*Plotting code records*:
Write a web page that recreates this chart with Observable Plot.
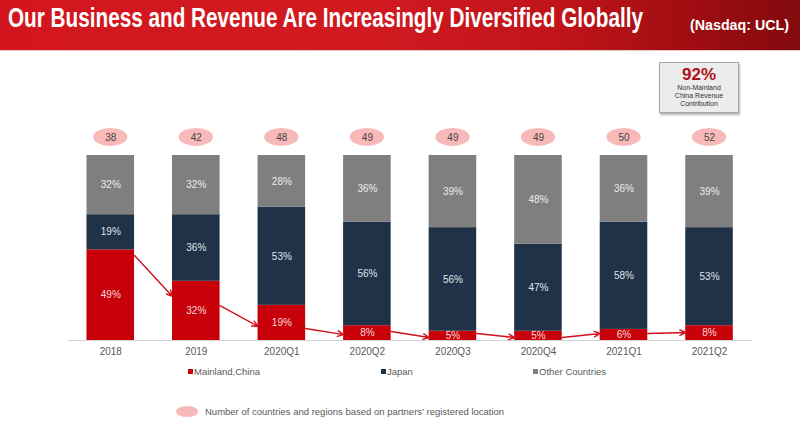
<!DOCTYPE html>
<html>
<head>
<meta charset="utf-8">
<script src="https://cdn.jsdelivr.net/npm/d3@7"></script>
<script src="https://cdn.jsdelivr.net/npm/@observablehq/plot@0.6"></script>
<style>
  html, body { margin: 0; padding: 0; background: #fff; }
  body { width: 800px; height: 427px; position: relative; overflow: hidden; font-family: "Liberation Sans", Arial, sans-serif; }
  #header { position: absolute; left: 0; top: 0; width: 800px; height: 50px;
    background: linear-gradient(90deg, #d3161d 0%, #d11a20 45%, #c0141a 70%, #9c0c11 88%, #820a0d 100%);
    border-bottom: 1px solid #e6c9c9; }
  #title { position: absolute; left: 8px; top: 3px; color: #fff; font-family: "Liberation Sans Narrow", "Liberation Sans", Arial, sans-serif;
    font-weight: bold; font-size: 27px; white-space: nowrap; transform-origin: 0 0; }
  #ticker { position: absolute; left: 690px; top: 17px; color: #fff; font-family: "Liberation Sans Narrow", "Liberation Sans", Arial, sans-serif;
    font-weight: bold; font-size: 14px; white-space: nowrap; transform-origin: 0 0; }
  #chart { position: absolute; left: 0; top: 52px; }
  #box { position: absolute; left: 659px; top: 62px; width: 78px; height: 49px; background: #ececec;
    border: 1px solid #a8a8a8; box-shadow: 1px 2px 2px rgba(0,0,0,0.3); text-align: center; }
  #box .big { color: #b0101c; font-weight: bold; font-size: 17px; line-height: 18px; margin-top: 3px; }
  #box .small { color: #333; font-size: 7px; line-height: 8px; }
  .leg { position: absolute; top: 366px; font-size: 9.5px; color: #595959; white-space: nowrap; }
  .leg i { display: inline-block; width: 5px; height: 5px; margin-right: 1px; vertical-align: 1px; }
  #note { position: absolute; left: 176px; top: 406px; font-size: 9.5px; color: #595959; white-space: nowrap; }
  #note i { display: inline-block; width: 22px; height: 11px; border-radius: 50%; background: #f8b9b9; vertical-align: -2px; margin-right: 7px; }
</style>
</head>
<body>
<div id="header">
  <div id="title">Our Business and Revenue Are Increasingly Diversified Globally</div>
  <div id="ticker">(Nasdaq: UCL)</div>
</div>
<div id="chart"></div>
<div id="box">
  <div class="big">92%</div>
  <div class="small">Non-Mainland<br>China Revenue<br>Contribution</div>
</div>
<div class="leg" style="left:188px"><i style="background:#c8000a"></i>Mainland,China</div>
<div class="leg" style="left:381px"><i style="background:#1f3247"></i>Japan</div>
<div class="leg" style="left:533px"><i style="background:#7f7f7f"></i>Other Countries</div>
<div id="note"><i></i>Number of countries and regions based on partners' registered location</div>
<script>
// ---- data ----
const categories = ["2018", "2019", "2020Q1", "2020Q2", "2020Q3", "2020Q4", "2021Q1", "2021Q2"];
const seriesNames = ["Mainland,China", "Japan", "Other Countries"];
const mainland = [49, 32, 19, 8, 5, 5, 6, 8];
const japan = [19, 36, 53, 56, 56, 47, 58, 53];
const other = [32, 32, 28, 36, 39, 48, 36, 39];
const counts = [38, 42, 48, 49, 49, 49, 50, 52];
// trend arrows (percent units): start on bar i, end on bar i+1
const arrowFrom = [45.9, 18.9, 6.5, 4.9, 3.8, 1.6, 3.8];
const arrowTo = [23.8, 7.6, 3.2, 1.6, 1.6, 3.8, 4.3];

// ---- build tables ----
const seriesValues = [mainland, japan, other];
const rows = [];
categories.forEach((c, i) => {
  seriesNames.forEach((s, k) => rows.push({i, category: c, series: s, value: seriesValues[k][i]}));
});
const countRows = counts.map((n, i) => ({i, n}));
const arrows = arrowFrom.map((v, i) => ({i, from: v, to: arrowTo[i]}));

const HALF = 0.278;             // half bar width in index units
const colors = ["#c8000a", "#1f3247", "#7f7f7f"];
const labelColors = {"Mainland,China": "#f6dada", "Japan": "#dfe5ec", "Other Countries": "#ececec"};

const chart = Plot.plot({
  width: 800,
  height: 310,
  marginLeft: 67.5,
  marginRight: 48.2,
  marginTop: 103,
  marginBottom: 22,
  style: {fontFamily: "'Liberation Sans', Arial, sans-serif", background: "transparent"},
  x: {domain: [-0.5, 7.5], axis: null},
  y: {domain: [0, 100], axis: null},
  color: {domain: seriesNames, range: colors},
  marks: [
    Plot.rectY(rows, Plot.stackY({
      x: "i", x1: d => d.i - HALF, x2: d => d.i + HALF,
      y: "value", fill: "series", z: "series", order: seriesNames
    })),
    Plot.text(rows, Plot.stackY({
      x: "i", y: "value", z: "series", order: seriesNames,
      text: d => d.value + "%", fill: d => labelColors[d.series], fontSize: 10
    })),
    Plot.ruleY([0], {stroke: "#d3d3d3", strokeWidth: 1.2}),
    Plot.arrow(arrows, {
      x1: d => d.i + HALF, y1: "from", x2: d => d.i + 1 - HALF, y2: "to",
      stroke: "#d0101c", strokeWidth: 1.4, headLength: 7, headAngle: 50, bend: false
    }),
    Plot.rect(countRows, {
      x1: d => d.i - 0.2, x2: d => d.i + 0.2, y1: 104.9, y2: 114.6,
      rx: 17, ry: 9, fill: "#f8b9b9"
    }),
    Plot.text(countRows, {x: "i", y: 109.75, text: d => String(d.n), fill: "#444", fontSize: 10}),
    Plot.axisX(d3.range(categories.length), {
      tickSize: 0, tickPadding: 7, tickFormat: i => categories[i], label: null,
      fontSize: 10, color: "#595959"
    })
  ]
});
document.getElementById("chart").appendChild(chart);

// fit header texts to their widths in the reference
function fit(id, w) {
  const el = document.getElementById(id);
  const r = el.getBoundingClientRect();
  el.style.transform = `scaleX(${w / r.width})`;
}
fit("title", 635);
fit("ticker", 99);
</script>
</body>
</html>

---

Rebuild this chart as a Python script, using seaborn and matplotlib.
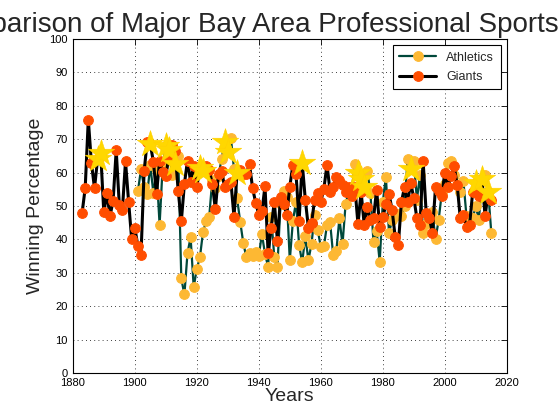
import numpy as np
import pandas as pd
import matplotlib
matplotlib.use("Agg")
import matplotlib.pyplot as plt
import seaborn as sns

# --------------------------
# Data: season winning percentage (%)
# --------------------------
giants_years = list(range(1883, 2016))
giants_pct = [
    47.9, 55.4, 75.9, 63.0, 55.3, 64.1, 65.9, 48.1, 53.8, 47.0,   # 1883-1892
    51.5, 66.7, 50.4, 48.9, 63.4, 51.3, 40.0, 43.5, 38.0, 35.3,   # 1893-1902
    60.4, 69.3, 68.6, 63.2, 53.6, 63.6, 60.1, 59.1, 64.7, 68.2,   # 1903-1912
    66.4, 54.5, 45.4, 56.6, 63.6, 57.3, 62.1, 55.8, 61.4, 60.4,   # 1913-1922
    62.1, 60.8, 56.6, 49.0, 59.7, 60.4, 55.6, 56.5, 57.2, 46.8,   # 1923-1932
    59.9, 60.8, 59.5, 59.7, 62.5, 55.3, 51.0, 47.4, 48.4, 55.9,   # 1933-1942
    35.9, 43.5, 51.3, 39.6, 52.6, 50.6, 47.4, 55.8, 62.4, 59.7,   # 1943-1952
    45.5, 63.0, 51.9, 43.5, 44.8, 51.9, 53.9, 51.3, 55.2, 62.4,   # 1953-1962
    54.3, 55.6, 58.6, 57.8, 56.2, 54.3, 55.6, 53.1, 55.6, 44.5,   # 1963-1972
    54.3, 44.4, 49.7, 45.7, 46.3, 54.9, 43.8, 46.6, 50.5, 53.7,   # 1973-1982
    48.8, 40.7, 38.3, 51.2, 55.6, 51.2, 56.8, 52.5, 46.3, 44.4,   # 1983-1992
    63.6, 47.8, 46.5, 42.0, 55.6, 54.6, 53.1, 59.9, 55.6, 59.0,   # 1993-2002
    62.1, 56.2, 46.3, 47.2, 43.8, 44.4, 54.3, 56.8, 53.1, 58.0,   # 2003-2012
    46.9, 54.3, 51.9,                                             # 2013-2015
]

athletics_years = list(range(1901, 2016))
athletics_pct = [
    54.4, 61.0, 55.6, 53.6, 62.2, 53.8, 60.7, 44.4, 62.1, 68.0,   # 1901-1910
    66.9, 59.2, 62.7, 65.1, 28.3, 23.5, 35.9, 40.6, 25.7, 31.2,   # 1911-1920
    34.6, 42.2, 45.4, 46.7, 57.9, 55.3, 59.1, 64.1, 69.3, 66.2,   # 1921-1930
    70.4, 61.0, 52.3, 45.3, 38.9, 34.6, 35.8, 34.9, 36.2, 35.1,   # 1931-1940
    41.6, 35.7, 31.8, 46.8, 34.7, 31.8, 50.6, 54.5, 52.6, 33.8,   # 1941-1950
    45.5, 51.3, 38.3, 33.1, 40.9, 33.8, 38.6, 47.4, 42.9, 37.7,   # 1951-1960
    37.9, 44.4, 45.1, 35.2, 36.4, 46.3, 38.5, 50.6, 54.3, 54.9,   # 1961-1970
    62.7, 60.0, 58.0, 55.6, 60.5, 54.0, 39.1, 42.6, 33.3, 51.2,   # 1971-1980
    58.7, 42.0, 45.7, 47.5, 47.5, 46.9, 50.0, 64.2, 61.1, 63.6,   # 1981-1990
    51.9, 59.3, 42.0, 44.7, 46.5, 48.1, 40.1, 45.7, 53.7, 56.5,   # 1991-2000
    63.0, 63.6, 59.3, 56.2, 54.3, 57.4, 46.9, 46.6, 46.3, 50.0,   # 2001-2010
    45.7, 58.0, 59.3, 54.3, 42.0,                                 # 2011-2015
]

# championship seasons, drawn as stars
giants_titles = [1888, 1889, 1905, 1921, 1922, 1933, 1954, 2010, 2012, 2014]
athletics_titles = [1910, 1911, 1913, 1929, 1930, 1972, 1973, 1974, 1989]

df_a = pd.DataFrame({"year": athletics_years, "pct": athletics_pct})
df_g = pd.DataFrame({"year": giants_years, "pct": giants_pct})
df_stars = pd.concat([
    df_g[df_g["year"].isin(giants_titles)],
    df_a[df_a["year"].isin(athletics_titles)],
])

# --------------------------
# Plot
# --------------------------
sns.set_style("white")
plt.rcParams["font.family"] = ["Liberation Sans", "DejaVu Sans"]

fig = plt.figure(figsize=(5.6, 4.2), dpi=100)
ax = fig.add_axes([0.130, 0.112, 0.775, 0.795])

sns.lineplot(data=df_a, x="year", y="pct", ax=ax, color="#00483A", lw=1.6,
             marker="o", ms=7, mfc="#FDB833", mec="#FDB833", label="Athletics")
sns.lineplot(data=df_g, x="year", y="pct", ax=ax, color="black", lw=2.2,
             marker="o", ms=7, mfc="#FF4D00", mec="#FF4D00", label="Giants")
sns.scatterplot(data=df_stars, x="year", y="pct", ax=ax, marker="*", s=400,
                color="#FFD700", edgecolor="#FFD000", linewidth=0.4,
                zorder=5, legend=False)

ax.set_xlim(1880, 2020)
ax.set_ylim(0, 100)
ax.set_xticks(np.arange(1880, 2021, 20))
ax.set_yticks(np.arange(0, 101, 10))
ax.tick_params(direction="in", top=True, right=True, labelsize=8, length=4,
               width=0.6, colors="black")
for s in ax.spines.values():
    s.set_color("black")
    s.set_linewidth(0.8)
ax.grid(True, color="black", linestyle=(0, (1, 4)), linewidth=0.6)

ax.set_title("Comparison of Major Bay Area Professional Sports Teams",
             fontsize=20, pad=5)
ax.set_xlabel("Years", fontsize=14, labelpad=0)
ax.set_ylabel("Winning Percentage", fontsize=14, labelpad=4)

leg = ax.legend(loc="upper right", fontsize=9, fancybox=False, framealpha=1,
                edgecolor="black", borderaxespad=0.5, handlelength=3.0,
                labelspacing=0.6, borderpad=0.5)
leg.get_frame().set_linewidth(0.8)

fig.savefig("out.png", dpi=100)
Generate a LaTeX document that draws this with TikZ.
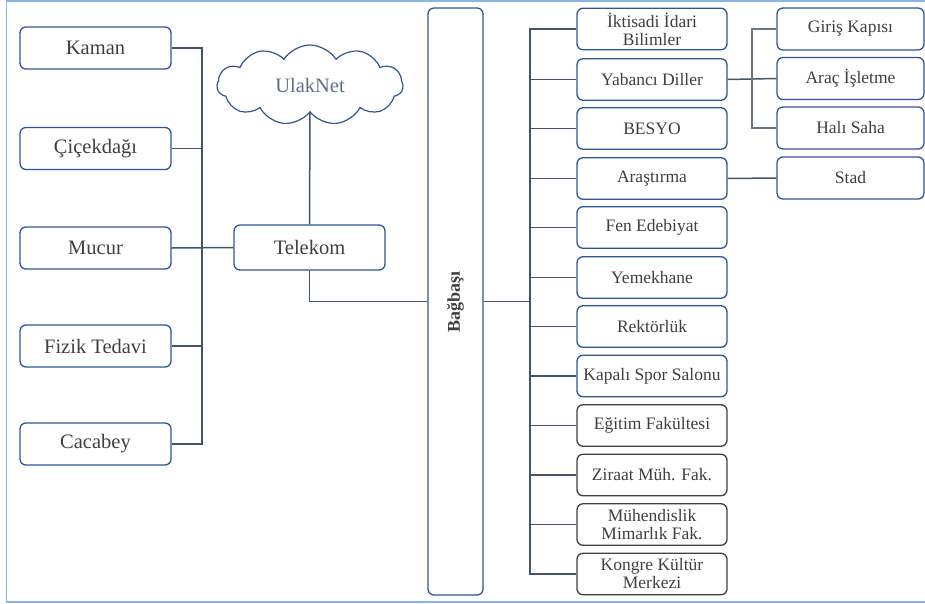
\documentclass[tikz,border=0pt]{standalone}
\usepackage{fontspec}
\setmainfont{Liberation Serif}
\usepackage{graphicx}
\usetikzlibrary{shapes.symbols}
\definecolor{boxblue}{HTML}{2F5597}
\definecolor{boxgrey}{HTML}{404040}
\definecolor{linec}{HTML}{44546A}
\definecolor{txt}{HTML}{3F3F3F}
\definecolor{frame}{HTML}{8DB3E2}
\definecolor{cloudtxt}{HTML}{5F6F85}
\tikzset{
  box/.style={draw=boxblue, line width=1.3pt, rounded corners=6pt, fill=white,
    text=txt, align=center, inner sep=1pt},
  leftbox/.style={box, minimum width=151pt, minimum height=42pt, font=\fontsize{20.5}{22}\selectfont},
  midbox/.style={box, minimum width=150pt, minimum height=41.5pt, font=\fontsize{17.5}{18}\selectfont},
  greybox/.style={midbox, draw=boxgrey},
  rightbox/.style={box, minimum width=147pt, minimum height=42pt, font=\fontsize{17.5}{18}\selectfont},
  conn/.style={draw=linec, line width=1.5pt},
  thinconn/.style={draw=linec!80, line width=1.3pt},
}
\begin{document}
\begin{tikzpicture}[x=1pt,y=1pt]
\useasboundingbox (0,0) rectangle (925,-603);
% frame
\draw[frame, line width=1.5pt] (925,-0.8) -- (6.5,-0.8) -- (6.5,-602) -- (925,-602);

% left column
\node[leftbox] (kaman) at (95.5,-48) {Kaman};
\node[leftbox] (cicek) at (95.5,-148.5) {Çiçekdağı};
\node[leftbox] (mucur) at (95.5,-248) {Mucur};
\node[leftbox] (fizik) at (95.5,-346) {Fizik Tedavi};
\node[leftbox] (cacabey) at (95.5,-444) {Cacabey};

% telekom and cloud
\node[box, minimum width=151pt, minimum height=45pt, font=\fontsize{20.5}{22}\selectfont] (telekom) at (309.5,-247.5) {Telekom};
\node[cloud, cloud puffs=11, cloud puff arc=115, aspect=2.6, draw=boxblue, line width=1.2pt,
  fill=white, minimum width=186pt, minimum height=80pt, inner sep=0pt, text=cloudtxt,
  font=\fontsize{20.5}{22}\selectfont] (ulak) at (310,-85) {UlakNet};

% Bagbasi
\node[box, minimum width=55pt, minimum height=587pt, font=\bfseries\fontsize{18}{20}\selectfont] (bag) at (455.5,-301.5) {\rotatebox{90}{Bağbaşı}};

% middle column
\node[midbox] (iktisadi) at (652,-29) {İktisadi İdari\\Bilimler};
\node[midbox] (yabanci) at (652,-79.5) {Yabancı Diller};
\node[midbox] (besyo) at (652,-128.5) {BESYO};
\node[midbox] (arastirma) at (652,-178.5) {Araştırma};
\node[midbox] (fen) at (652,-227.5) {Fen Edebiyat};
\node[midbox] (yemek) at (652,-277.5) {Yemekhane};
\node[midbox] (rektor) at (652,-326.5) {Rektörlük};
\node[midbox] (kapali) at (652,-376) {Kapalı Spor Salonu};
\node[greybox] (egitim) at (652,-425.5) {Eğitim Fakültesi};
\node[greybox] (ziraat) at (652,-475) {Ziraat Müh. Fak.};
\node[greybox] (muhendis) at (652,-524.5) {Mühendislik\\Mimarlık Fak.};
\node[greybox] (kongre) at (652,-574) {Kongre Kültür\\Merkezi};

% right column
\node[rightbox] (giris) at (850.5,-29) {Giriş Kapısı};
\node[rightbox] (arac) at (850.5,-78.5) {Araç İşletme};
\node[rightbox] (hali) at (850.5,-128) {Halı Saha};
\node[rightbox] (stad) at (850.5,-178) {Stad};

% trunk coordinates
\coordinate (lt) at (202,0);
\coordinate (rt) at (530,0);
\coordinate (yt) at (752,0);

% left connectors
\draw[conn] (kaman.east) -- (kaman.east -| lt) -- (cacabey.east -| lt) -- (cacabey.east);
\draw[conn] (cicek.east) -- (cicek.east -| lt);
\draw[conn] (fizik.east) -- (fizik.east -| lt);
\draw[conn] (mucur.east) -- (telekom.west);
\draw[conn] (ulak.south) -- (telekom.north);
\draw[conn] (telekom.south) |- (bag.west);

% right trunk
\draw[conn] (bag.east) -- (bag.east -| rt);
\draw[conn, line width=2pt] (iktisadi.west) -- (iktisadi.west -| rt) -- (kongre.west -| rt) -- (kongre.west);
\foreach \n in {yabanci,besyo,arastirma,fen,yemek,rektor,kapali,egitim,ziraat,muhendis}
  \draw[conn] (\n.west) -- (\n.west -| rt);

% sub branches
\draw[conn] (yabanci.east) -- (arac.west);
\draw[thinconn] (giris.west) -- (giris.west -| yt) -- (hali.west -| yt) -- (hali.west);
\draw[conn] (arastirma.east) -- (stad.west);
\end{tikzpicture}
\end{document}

*Aim*: Leave the pictures out and copy exactly the lines from the one with "Generate a LaTeX" through the one with "(ulak) at (310,-85)", nothing more.

*The completed task*:
Generate a LaTeX document that draws this with TikZ.
\documentclass[tikz,border=0pt]{standalone}
\usepackage{fontspec}
\setmainfont{Liberation Serif}
\usepackage{graphicx}
\usetikzlibrary{shapes.symbols}
\definecolor{boxblue}{HTML}{2F5597}
\definecolor{boxgrey}{HTML}{404040}
\definecolor{linec}{HTML}{44546A}
\definecolor{txt}{HTML}{3F3F3F}
\definecolor{frame}{HTML}{8DB3E2}
\definecolor{cloudtxt}{HTML}{5F6F85}
\tikzset{
  box/.style={draw=boxblue, line width=1.3pt, rounded corners=6pt, fill=white,
    text=txt, align=center, inner sep=1pt},
  leftbox/.style={box, minimum width=151pt, minimum height=42pt, font=\fontsize{20.5}{22}\selectfont},
  midbox/.style={box, minimum width=150pt, minimum height=41.5pt, font=\fontsize{17.5}{18}\selectfont},
  greybox/.style={midbox, draw=boxgrey},
  rightbox/.style={box, minimum width=147pt, minimum height=42pt, font=\fontsize{17.5}{18}\selectfont},
  conn/.style={draw=linec, line width=1.5pt},
  thinconn/.style={draw=linec!80, line width=1.3pt},
}
\begin{document}
\begin{tikzpicture}[x=1pt,y=1pt]
\useasboundingbox (0,0) rectangle (925,-603);
% frame
\draw[frame, line width=1.5pt] (925,-0.8) -- (6.5,-0.8) -- (6.5,-602) -- (925,-602);

% left column
\node[leftbox] (kaman) at (95.5,-48) {Kaman};
\node[leftbox] (cicek) at (95.5,-148.5) {Çiçekdağı};
\node[leftbox] (mucur) at (95.5,-248) {Mucur};
\node[leftbox] (fizik) at (95.5,-346) {Fizik Tedavi};
\node[leftbox] (cacabey) at (95.5,-444) {Cacabey};

% telekom and cloud
\node[box, minimum width=151pt, minimum height=45pt, font=\fontsize{20.5}{22}\selectfont] (telekom) at (309.5,-247.5) {Telekom};
\node[cloud, cloud puffs=11, cloud puff arc=115, aspect=2.6, draw=boxblue, line width=1.2pt,
  fill=white, minimum width=186pt, minimum height=80pt, inner sep=0pt, text=cloudtxt,
  font=\fontsize{20.5}{22}\selectfont] (ulak) at (310,-85) {UlakNet};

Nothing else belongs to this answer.